Host Induced Gene Silencing (HIGS) is a type of RNA interference (RNAi) which has uses in disease resistance. RNAi involves inhibiting the expression of mRNA post transcription by binding complementary micro RNA (miRNA) or small interfering RNA (siRNA) to the transcripts. This can be used in resistance by developing transgenes that can produce siRNAs able to silence essential genes for the pathogen’s survival. HIGS requires genetic modification to insert fungal/viral RNAi cassettes into the host which when infected, the siRNA/microRNA passes into the pathogen and stops the mRNA expression. These DNA cassettes contain a plant promoter, the partial fungal gene in both sense and antisense directions separated by linker and finally a terminator. This cassette is expressed in form of a hairpin in the plant, forming a double-strand RNA (dsRNA). These dsRNA triggers the RNAi machinery in the host and fungus. SiRNAs passes into the pathogen to silence gene expression.
To study the methods which enable the hairpin RNA to pass from the host into the pathogen, a library of mutant Arabidopsis has been created. These mutations are all in genes which code for SNARE proteins – key components of vesicular trafficking which might be critical in the HIGS construct passing from host to pathogen. The SNARE T-DNA mutant Arabidopsis lines obtained from NASC were segregating seeds, a mix of homozygous, heterozygous and wild type plants which needed to be grown and have their genotype tested to select plants which were homozygous for the insertion. This involved growing each line and testing extracted DNA from each plant and using PCR to diagnose the zygosity of each plant. With two primer pairs it is possible to establish their genotype.
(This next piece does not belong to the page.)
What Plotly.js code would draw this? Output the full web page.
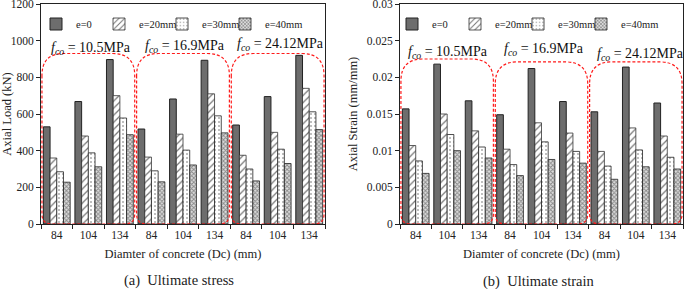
<!DOCTYPE html>
<html><head><meta charset="utf-8">
<script src="https://cdn.plot.ly/plotly-3.0.1.min.js"></script>
<style>html,body{margin:0;padding:0;background:#fff}</style>
</head><body><div id="chart" style="width:685px;height:289px"></div>
<script>
var diameters = ['84','104','134','84','104','134','84','104','134'];
var seriesNames = ['e=0','e=20mm','e=30mm','e=40mm'];
var strengthLabels = ['10.5MPa','16.9MPa','24.12MPa'];

// Axial load (kN)
var load_e0  = [530, 668, 897, 518, 682, 893, 540, 695, 920];
var load_e20 = [360, 480, 700, 365, 490, 710, 375, 500, 740];
var load_e30 = [285, 388, 578, 290, 403, 590, 300, 408, 612];
var load_e40 = [228, 312, 487, 230, 322, 497, 235, 330, 515];

// Axial strain (mm/mm)
var strain_e0  = [0.0157, 0.0218, 0.0168, 0.0149, 0.0212, 0.0167, 0.0153, 0.0214, 0.0165];
var strain_e20 = [0.0107, 0.0150, 0.0127, 0.0102, 0.0138, 0.0124, 0.0099, 0.0131, 0.0120];
var strain_e30 = [0.0086, 0.0122, 0.0105, 0.0081, 0.0112, 0.0099, 0.0079, 0.0101, 0.0091];
var strain_e40 = [0.0069, 0.0100, 0.0090, 0.0066, 0.0088, 0.0083, 0.0061, 0.0078, 0.0075];

var xIdx = diameters.map(function(d,i){return i;});
var serif = 'Liberation Serif, Times New Roman, serif';

var styles = [
  {color:'#6d6d6d', line:{color:'#222', width:1}},
  {color:'#fff', line:{color:'#333', width:0.8}, pattern:{shape:'/', fgcolor:'#777', bgcolor:'#fff', size:5, solidity:0.25}},
  {color:'#fff', line:{color:'#222', width:0.8}, pattern:{shape:'.', fgcolor:'#aaa', bgcolor:'#fff', size:4, solidity:0.2}},
  {color:'#fff', line:{color:'#222', width:0.8}, pattern:{shape:'x', fgcolor:'#888', bgcolor:'#ddd', size:3, solidity:0.5}}
];

var loadSets = [load_e0, load_e20, load_e30, load_e40];
var strainSets = [strain_e0, strain_e20, strain_e30, strain_e40];
var traces = [];
loadSets.forEach(function(v,k){
  traces.push({type:'bar', x:xIdx, y:v, name:seriesNames[k], xaxis:'x', yaxis:'y', legend:'legend', marker:styles[k]});
});
strainSets.forEach(function(v,k){
  traces.push({type:'bar', x:xIdx, y:v, name:seriesNames[k], xaxis:'x2', yaxis:'y2', legend:'legend2', marker:styles[k]});
});
// empty legend spacers so the last legend label is not clipped
[['x','y','legend'],['x2','y2','legend2']].forEach(function(r){
  traces.push({type:'scatter', mode:'markers', x:[null], y:[null], name:' ', xaxis:r[0], yaxis:r[1], legend:r[2],
    marker:{color:'rgba(0,0,0,0)', size:1}, hoverinfo:'skip'});
});

var W = 685, H = 289;
var xd1 = [41/W, 325/W], xd2 = [400/W, 683/W];
var yd = [1-224/H, 1-4/H];
var plotH = 220;

function roundedBox(xref, yref, x0, x1, y0, y1, pxW, yMax, rTop, rBot) {
  var cx = 9/pxW, cy = yMax/plotH;
  var rxT = rTop*cx, ryT = rTop*cy, rxB = rBot*cx, ryB = rBot*cy;
  var p = 'M' + x0 + ',' + (y1-ryT) +
    ' L' + x0 + ',' + (y0+ryB) +
    ' Q' + x0 + ',' + y0 + ' ' + (x0+rxB) + ',' + y0 +
    ' L' + (x1-rxB) + ',' + y0 +
    ' Q' + x1 + ',' + y0 + ' ' + x1 + ',' + (y0+ryB) +
    ' L' + x1 + ',' + (y1-ryT) +
    ' Q' + x1 + ',' + y1 + ' ' + (x1-rxT) + ',' + y1 +
    ' L' + (x0+rxT) + ',' + y1 +
    ' Q' + x0 + ',' + y1 + ' ' + x0 + ',' + (y1-ryT) + ' Z';
  return {type:'path', xref:xref, yref:yref, path:p, line:{color:'#ff1a1a', width:1.2, dash:'3px,2px'}, layer:'above'};
}

var shapes = [], annotations = [];
var boxTop1 = [930, 930, 930], boxTop2 = [0.0225, 0.0221, 0.0221];
var lblY1 = [955, 970, 977], lblY2 = [0.0234, 0.0238, 0.0231];
var lblDx1 = [3, 2, 3], lblDx2 = [1, 2, 5];
for (var g=0; g<3; g++){
  var a = -0.5 + 3*g + 0.03, b = 2.5 + 3*g - 0.03;
  shapes.push(roundedBox('x','y', a, b, 0, boxTop1[g], 284, 1200, 22, 10));
  shapes.push(roundedBox('x2','y2', a, b, 0, boxTop2[g], 283, 0.03, 22, 10));
  var t = '<i>f</i><sub><i>co</i></sub> = ' + strengthLabels[g];
  annotations.push({xref:'x', yref:'y', x:1+3*g, y:lblY1[g], xshift:lblDx1[g], text:t, showarrow:false, font:{family:serif, size:14, color:'#111'}});
  annotations.push({xref:'x2', yref:'y2', x:1+3*g, y:lblY2[g], xshift:lblDx2[g], text:t, showarrow:false, font:{family:serif, size:14, color:'#111'}});
}
annotations.push({xref:'paper', yref:'paper', x:179/W, y:1-280/H, xanchor:'center', yanchor:'middle', text:'(a)  Ultimate stress', showarrow:false, font:{family:serif, size:14.5, color:'#222'}});
annotations.push({xref:'paper', yref:'paper', x:538/W, y:1-281/H, xanchor:'center', yanchor:'middle', text:'(b)  Ultimate strain', showarrow:false, font:{family:serif, size:14.5, color:'#222'}});

function xAxis(domain, anchor){
  return {domain:domain, anchor:anchor, range:[-0.5, 8.5], tickvals:xIdx, ticktext:diameters, automargin:false,
    ticks:'', showline:true, mirror:true, linecolor:'#222', linewidth:1, showgrid:false, zeroline:false,
    minor:{ticks:'outside', tick0:0.5, dtick:1, ticklen:4, tickcolor:'#222', showgrid:false},
    tickfont:{family:serif, size:11.5, color:'#222'}, ticklabeloverflow:'allow',
    title:{text:'Diamter of concrete (Dc) (mm)', font:{family:serif, size:12.5, color:'#222'}, standoff:9}};
}
function yAxis(domain, anchor, range, dtick, title){
  return {domain:domain, anchor:anchor, range:range, dtick:dtick, ticks:'outside', ticklen:4, tickcolor:'#222', automargin:false,
    showline:true, mirror:true, linecolor:'#222', linewidth:1, showgrid:false, zeroline:false,
    tickfont:{family:serif, size:11.5, color:'#222'}, ticklabeloverflow:'allow',
    title:{text:title, font:{family:serif, size:12.5, color:'#222'}, standoff:6}};
}

var legendBase = {orientation:'h', xanchor:'left', yanchor:'middle', bgcolor:'rgba(0,0,0,0)',
  font:{family:serif, size:10.5, color:'#222'}, itemwidth:30, entrywidth:18, entrywidthmode:'pixels', tracegroupgap:0};
var layout = {
  width:W, height:H, margin:{l:0, r:0, t:0, b:0, autoexpand:false}, paper_bgcolor:'#fff', plot_bgcolor:'#fff',
  barmode:'group', bargap:0.15, bargroupgap:0, showlegend:true,
  xaxis:xAxis(xd1,'y'), yaxis:yAxis(yd,'x',[0,1200],200,'Axial Load (kN)'),
  xaxis2:xAxis(xd2,'y2'), yaxis2:yAxis(yd,'x2',[0,0.03],0.005,'Axial Strain (mm/mm)'),
  legend:Object.assign({}, legendBase, {x:36/W, y:1-24/H}),
  legend2:Object.assign({}, legendBase, {x:392/W, y:1-24/H}),
  shapes:shapes, annotations:annotations
};
Plotly.newPlot('chart', traces, layout, {staticPlot:true, displayModeBar:false});
</script></body></html>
When homozygous lines were obtained, these were tested against Fusarium graminearum in a detached leaf assay, which involved cutting leaves, wounding their adaxial surface and placing the petiole in an agar plate, before inoculating the wound with F. graminearum and the mycotoxin Deoxynivalenol (DON). Overall this assay took 4 days to give results- photographs which could then have lesion size measured using imageJ and compared to see if any of the homozygous lines were more susceptible to F. graminearum. This step is important as determine whether any of the mutant lines have increased resistance or susceptibility to the fungal infection before RNAi cassettes are added.
Once the susceptibility had been assessed, the mutant lines needed to be crossed into a different background line. This is because F. graminearum inoculation in Arabidopsis floral tissue is successful in ecotypes presenting the erecta mutation. This sexual crossing involved emasculating the recipient – in this case Colombia erecta Arabidopsis and putting pollen from one of the lines onto the stigma. This technique is extremely hard as Arabidopsis is such a small plant with very fragile flower parts that are easy to break. In addition to this, the crossing needs to happen at the right stage of maturity for the plants. If crossing happens too early, the stigma is underdeveloped and won’t take the pollen properly, whereas if the plants are crossed too late, the plant will already have self-pollinated and the crossing will not work.
Finally, I have done some work inoculating and assessing wheat which has been bombarded and modified to include two different HIGS constructs. Wheat inoculations have happened both at the coleoptile stage and at anthesis of fully grown wheat. The coleoptile assay uses a small piece of filter paper, rolled and placed in a cut filter tip before being soaked with a spore suspension and put over the seedling. After 7 days the plant has grown through the filter tip and has an infected ring of tissue under the filter paper. This assay is very quick and takes up little space meaning it is a high throughput experiment. The other wheat inoculation experiment involved point inoculating spikelets 13 and 14 counting from bottom to top of the flowering wheat ear. The progress of the infection is monitored by eye every 3 days to quantify the susceptibility of the different lines. The results of both experiments could then be statistically analysed and any difference between the infection of a coleoptile or a fully-grown plant could be seen.
Overall my working at Rothamsted Research has been an extremely rewarding experience and introduction into plant pathology. My practical skills have been immeasurably improved by having the chance to work full time in the different labs and growth rooms, as well as my presentational skills and meeting skills. I am extremely grateful to Professor Kim Hammond-Kosack for allowing me to come and work as part of her team, and Dr Ana Machado for all her help and guidance through my time here.